Sprouted Mung Bean Summer Salad
Mung beans are one of the most cherished foods in Ayurveda. They are tridoshic, wholesome for everyone, vata, pitta and kapha. They can be eaten to balance all three doshas (energetic forces), especially when cooked with spices appropriate for each dosha. They are very nourishing while being easy to digest – they contain oligosaccharides to prevent gas and bloating, the drawbacks of other beans.
Green mung beans exhibit powerful antioxidant properties that can help fight disease as well as protect the body. Consuming Green Mung Beans Have Been Studied to Treat: Diabetes, Heart Disease, Cancer, Celiac Disease/Gluten-Free Diets, Anemia, Osteoporosis, Digestive imbalances, Inflammation, Regulate Hormones after Menopause, Relieve Hot Flashes, and Prevent Osteoporosis.

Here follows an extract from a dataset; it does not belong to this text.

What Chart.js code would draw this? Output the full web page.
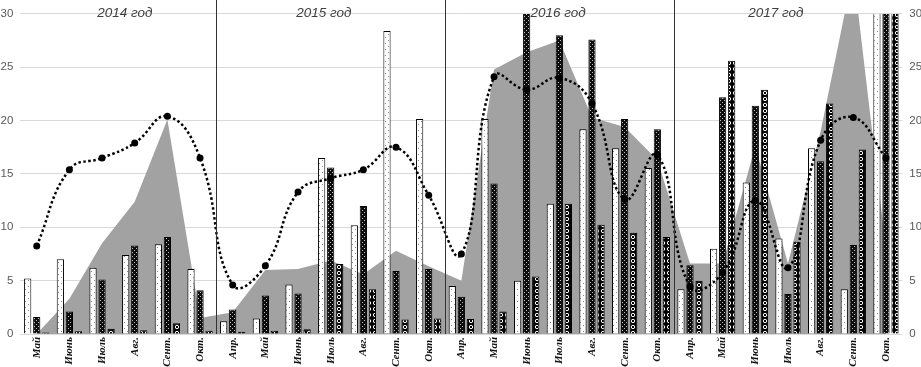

Mung beans offer 14 grams of protein per cooked cup and are high in calcium, and iron are a great source of dietary fiber, vitamin C, magnesium and potassium. They contain thiamin, iron, magnesium, riboflavin, niacin, phosphorus, potassium and copper, and are a good source of folate, Vitamin K, and Vitamin B6. They also contain skin anti-aging properties that stimulate the production of hyaluronic acid, collagen, and elastin, all essential to younger healthier skin
Saute sprouted mung beans in your vegetable broth with the cumin, salt and pepper for 8-10 minutes. Strain and let cool while you prepare and dice your vegetables. Combine and toss all your diced vegetables, mung beans, lime juice, olive oil and fresh herbs in a large salad bowl. Top with avocado and enjoy!